Because speaking a language at home, and across generations, is the most effective form of language transmission, fluency and cultural vibrancy became quite difficult when that environment no longer existed at home. In the US, where monolingualism and the taboo around accented language persists, or in Israel, which took a hardline approach to Yiddish (“encouraging” everyone to speak and support the revitalization of Hebrew), many grew up only hearing the language among parents, grandparents, and great-grandparents as a code language of secrets. This coded language usage is more common than one might think. It occurs among speakers of languages whose culture has been displaced, repressed, or destroyed. It makes transmitting culture across generations much more difficult and painful.

Tell me about your interest in Yiddish language pedagogy and revival. What do those efforts look like?

As the number of secular speakers of Yiddish continues to decline, learning the language to a high degree of proficiency is a priority. I am currently teaching a Yiddish language and culture course with Jewish Community Action (based in Minneapolis). The course was itself a product of other recent initiatives of mine.

The first: learning modern Hebrew with a progressive language cooperative in Jerusalem. The Hebrew courses took place in a community setting (i.e., away from a college or university), were offered at an affordable price, and the language was taught with progressive politics in mind.

And the second: I am currently one of fifteen individuals piloting a forthcoming Yiddish language textbook as part of the Yiddish Book Center’s Yiddish Pedagogy Program. The textbook will be published by the Yiddish Book Center and brings Yiddish into the rightful fold of communicative language pedagogy. I believe that accessibility, affordability, and contemporary relevance (through community engagement) are important when encouraging students of all ages to learn Yiddish.

You and another graduate student (Kiley Kost) recently attended the Diversity, Decolonization, and the German Curriculum (DDGC) conference.

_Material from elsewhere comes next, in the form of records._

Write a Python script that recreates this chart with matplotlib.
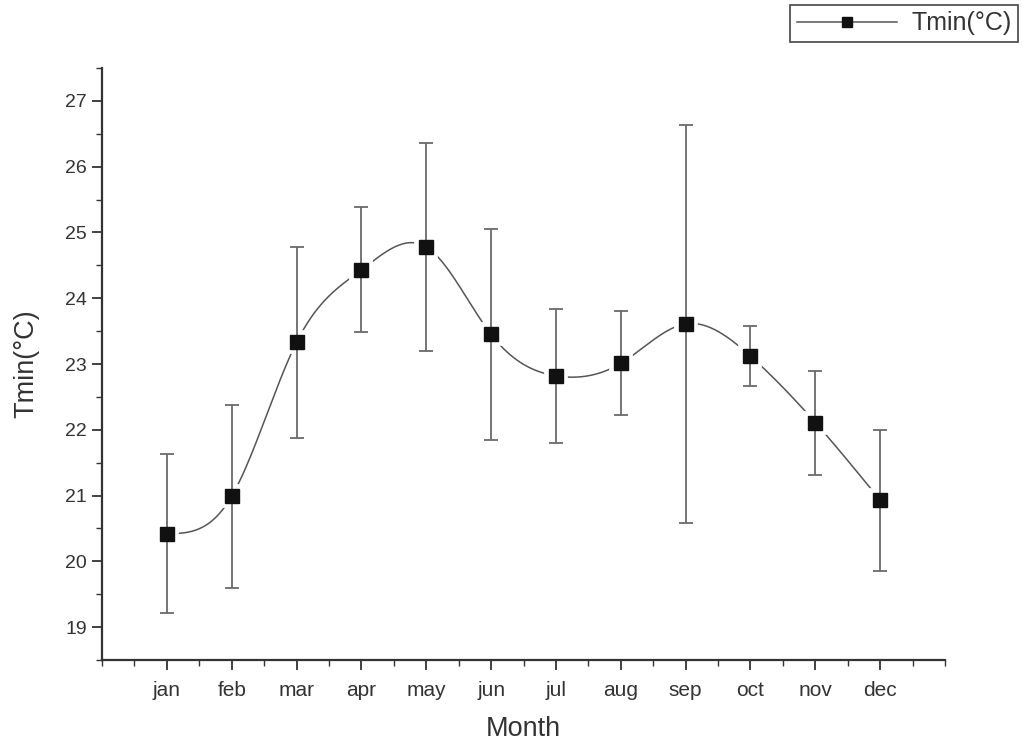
import numpy as np
import matplotlib
matplotlib.use("Agg")
import matplotlib.pyplot as plt
from matplotlib.ticker import MultipleLocator, FixedLocator, NullFormatter
from matplotlib.lines import Line2D

months = ['jan', 'feb', 'mar', 'apr', 'may', 'jun', 'jul', 'aug', 'sep', 'oct', 'nov', 'dec']
tmin = [20.42, 20.99, 23.33, 24.43, 24.78, 23.45, 22.82, 23.01, 23.61, 23.12, 22.11, 20.93]
tmin_err = [1.21, 1.39, 1.45, 0.95, 1.58, 1.61, 1.02, 0.79, 3.02, 0.46, 0.79, 1.07]

plt.rcParams['font.family'] = ['Liberation Sans', 'DejaVu Sans']

x = np.arange(1, len(months) + 1, dtype=float)
y = np.array(tmin)


def natural_spline(xk, yk, xs):
    n = len(xk)
    h = np.diff(xk)
    A = np.zeros((n, n))
    b = np.zeros(n)
    A[0, 0] = 1
    A[-1, -1] = 1
    for i in range(1, n - 1):
        A[i, i - 1] = h[i - 1]
        A[i, i] = 2 * (h[i - 1] + h[i])
        A[i, i + 1] = h[i]
        b[i] = 3 * ((yk[i + 1] - yk[i]) / h[i] - (yk[i] - yk[i - 1]) / h[i - 1])
    c = np.linalg.solve(A, b)
    out = np.empty_like(xs)
    for j, xv in enumerate(xs):
        i = min(max(np.searchsorted(xk, xv) - 1, 0), n - 2)
        dx = xv - xk[i]
        bi = (yk[i + 1] - yk[i]) / h[i] - h[i] * (2 * c[i] + c[i + 1]) / 3
        di = (c[i + 1] - c[i]) / (3 * h[i])
        out[j] = yk[i] + bi * dx + c[i] * dx ** 2 + di * dx ** 3
    return out


xs = np.linspace(x[0], x[-1], 600)
ys = natural_spline(x, y, xs)

fig = plt.figure(figsize=(10.23, 7.45), dpi=100)
ax = fig.add_axes([0.0997, 0.1141, 0.8241, 0.7946])

ax.plot(xs, ys, color='#555555', lw=1.1, zorder=1)
ax.plot(x, y, 's', ms=9.5, mfc='white', mec='white', mew=7, zorder=2)
ax.errorbar(x, y, yerr=tmin_err, fmt='none', ecolor='#6a6a6a', elinewidth=1.3,
            capsize=5, capthick=1.3, zorder=3)
ax.plot(x, y, 's', ms=9.5, color='#111111', zorder=4)

ax.set_xlim(0, 13)
ax.set_ylim(18.5, 27.5)
ax.xaxis.set_major_locator(FixedLocator(list(x)))
ax.set_xticklabels(months)
ax.xaxis.set_minor_locator(MultipleLocator(0.5))
ax.yaxis.set_major_locator(MultipleLocator(1))
ax.yaxis.set_minor_locator(MultipleLocator(0.5))
ax.yaxis.set_minor_formatter(NullFormatter())

for side in ['top', 'right']:
    ax.spines[side].set_visible(False)
for side in ['left', 'bottom']:
    ax.spines[side].set_linewidth(1.6)
    ax.spines[side].set_color('#333333')

ax.tick_params(axis='both', which='major', direction='out', length=7, width=1.3,
               colors='#333333', labelcolor='#333333')
ax.tick_params(axis='y', which='major', labelsize=14, pad=4)
ax.tick_params(axis='x', which='major', labelsize=15, pad=8)
ax.tick_params(axis='both', which='minor', direction='out', length=4, width=1.0,
               colors='#333333')

ax.set_xlabel('Month', fontsize=19.5, color='#333333', labelpad=12)
ax.set_ylabel('Tmin(°C)', fontsize=19.5, color='#333333', labelpad=18)

handle = Line2D([], [], color='#555555', lw=1.1, marker='s', ms=7,
                mfc='#111111', mec='#111111')
leg = fig.legend([handle], ['Tmin(°C)'], loc='upper right',
                 bbox_to_anchor=(1018 / 1023, 1 - 5 / 745), fontsize=18,
                 fancybox=False, edgecolor='#444444', framealpha=1,
                 handlelength=4.0, borderpad=0.25, handletextpad=0.6,
                 borderaxespad=0)
leg.get_frame().set_linewidth(1.2)
for t in leg.get_texts():
    t.set_color('#333333')

fig.savefig('out.png', dpi=100, facecolor='white')
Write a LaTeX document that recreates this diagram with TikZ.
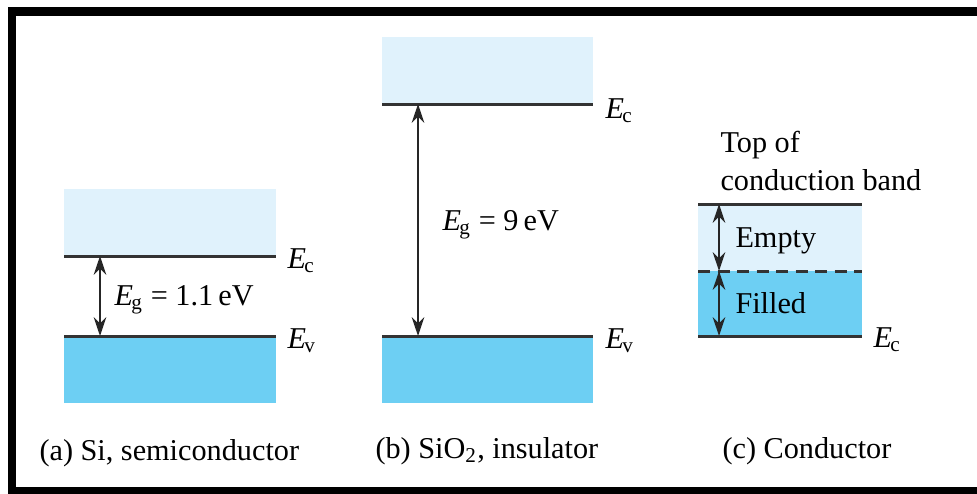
\documentclass[tikz,border=0pt]{standalone}
\usepackage{fontspec}
\setmainfont{LiberationSerif}[
    Extension=.ttf,
    UprightFont=*-Regular,
    ItalicFont=*-Italic,
    BoldFont=*-Bold,
    BoldItalicFont=*-BoldItalic]
\usetikzlibrary{calc, arrows.meta, backgrounds}
\definecolor{LBand}{HTML}{E0F2FC}
\definecolor{DBand}{HTML}{6DCFF3}
\definecolor{Level}{HTML}{333333}
\newcommand{\En}[1]{\textit{E}\kern-0.6pt\textsubscript{#1}}
\tikzset{
    level/.style={Level, line width=1.2pt},
    gap/.style={black!85, line width=0.7pt, {Stealth[length=7.5pt, width=5pt]}-{Stealth[length=7.5pt, width=5pt]}},
    lbl/.style={anchor=base west, inner sep=0pt}
}

\begin{document}
\begin{tikzpicture}[x=0.4pt, y=-0.4pt, font=\fontsize{12.1}{14.5}\selectfont]
\useasboundingbox (0,0) rectangle (977,493);
\draw[line width=3.4pt] (990,11.5) -- (12,11.5) -- (12,491) -- (990,491);

\begin{scope}[name prefix=a-]
    \coordinate (ec-left) at (64,256);
    \coordinate (ec-right) at (276,256);
    \coordinate (ev-left) at (64,336);
    \coordinate (ev-right) at (276,336);
    \coordinate (ec-gap) at (100,256);
    \coordinate (ev-gap) at (100,336);
\end{scope}

\begin{scope}[name prefix=b-]
    \coordinate (ec-left) at (382,104);
    \coordinate (ec-right) at (593,104);
    \coordinate (ev-left) at (382,336);
    \coordinate (ev-right) at (593,336);
    \coordinate (ec-gap) at (418,104);
    \coordinate (ev-gap) at (418,336);
\end{scope}

\begin{scope}[name prefix=c-]
    \coordinate (top-left) at (698,204);
    \coordinate (top-right) at (862,204);
    \coordinate (mid-left) at (698,271);
    \coordinate (mid-right) at (862,271);
    \coordinate (ec-left) at (698,336);
    \coordinate (ec-right) at (862,336);
    \coordinate (top-gap) at (719,204);
    \coordinate (mid-gap) at (719,271);
    \coordinate (ec-gap) at (719,336);
\end{scope}

% (a) semiconductor
\fill[LBand] (a-ec-left) rectangle ($(a-ec-right)+(0,-67)$);
\fill[DBand] (a-ev-left) rectangle ($(a-ev-right)+(0,67)$);
\draw[level] (a-ec-left) -- (a-ec-right);
\draw[level] (a-ev-left) -- (a-ev-right);
\draw[gap] (a-ec-gap) -- (a-ev-gap);
\node[lbl] (a-eg) at (114,305) {\En{g} = 1.1\,eV};
\node[lbl] (a-ec) at (287,268) {\En{c}};
\node[lbl] (a-ev) at (287,348) {\En{v}};
\node[lbl] (a-cap) at (39,460) {(a) Si, semiconductor};

% (b) insulator
\fill[LBand] (b-ec-left) rectangle ($(b-ec-right)+(0,-67)$);
\fill[DBand] (b-ev-left) rectangle ($(b-ev-right)+(0,67)$);
\draw[level] (b-ec-left) -- (b-ec-right);
\draw[level] (b-ev-left) -- (b-ev-right);
\draw[gap] (b-ec-gap) -- (b-ev-gap);
\node[lbl] (b-eg) at (442,230) {\En{g} = 9\,eV};
\node[lbl] (b-ec) at (605,118) {\En{c}};
\node[lbl] (b-ev) at (605,348) {\En{v}};
\node[lbl] (b-cap) at (375,458) {(b) SiO\textsubscript{2}, insulator};

% (c) conductor
\fill[LBand] (c-top-left) rectangle (c-mid-right);
\fill[DBand] (c-mid-left) rectangle (c-ec-right);
\draw[level] (c-top-left) -- (c-top-right);
\draw[level, dash pattern=on 4.8pt off 3pt] (c-mid-left) -- (c-mid-right);
\draw[level] (c-ec-left) -- (c-ec-right);
\draw[gap] (c-top-gap) -- (c-mid-gap);
\draw[gap] (c-mid-gap) -- (c-ec-gap);
\node[lbl] (c-empty) at (735,247) {Empty};
\node[lbl] (c-filled) at (735,313) {Filled};
\node[lbl] (c-ec) at (873,347) {\En{c}};
\node[lbl] (c-top) at (720,152) {Top of};
\node[lbl] (c-band) at (720,190) {conduction band};
\node[lbl] (c-cap) at (722,458) {(c) Conductor};

\end{tikzpicture}
\end{document}
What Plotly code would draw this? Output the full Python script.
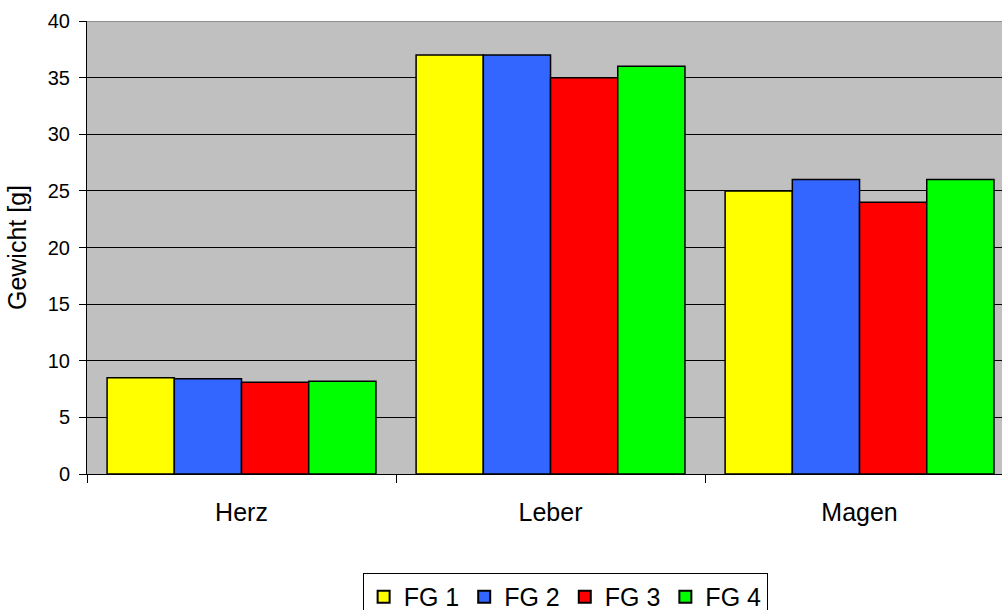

What did you learn?

The question for German Studies scholars today is how to create a more inclusive curriculum, classroom environment, and profession for all involved. The DDGC conference, held at nearby St. Olaf College, highlighted the continuing need for more diverse voices in our literature courses, to teach students about using more inclusive language in their elementary and intermediate German coursework, and to better mentor students who wish to study German from K-12 through graduate school. I was, of course, interested in this topic due to my own research with multiple languages and immigration history in German-speaking Europe. I also feel ethically obligated to take part in these initiatives and discussions.

What scholarships, fellowships, or other awards have helped you along the way?

Two FLAS (Foreign Language and Area Studies) fellowships for Yiddish were transformative. Without those awards, gaining advanced proficiency of Yiddish would have been close to impossible. I received the first for elementary Yiddish in 2015, followed by a second for advanced Yiddish in 2017. The FLAS awards took me to New York and the YIVO Institute for Jewish Research. A GRPP (Graduate Research Partnership Program) grant funded an early research trip to Vienna and Vilnius. Summer research grants from the Centers for Austrian Studies and Jewish Studies have also been tremendously helpful when accruing travel and housing expenses in Jerusalem while researching at the National Library of Israel. I also received a Doctoral Dissertation Fellowship from the UMN Graduate School for the 2019-20 academic year.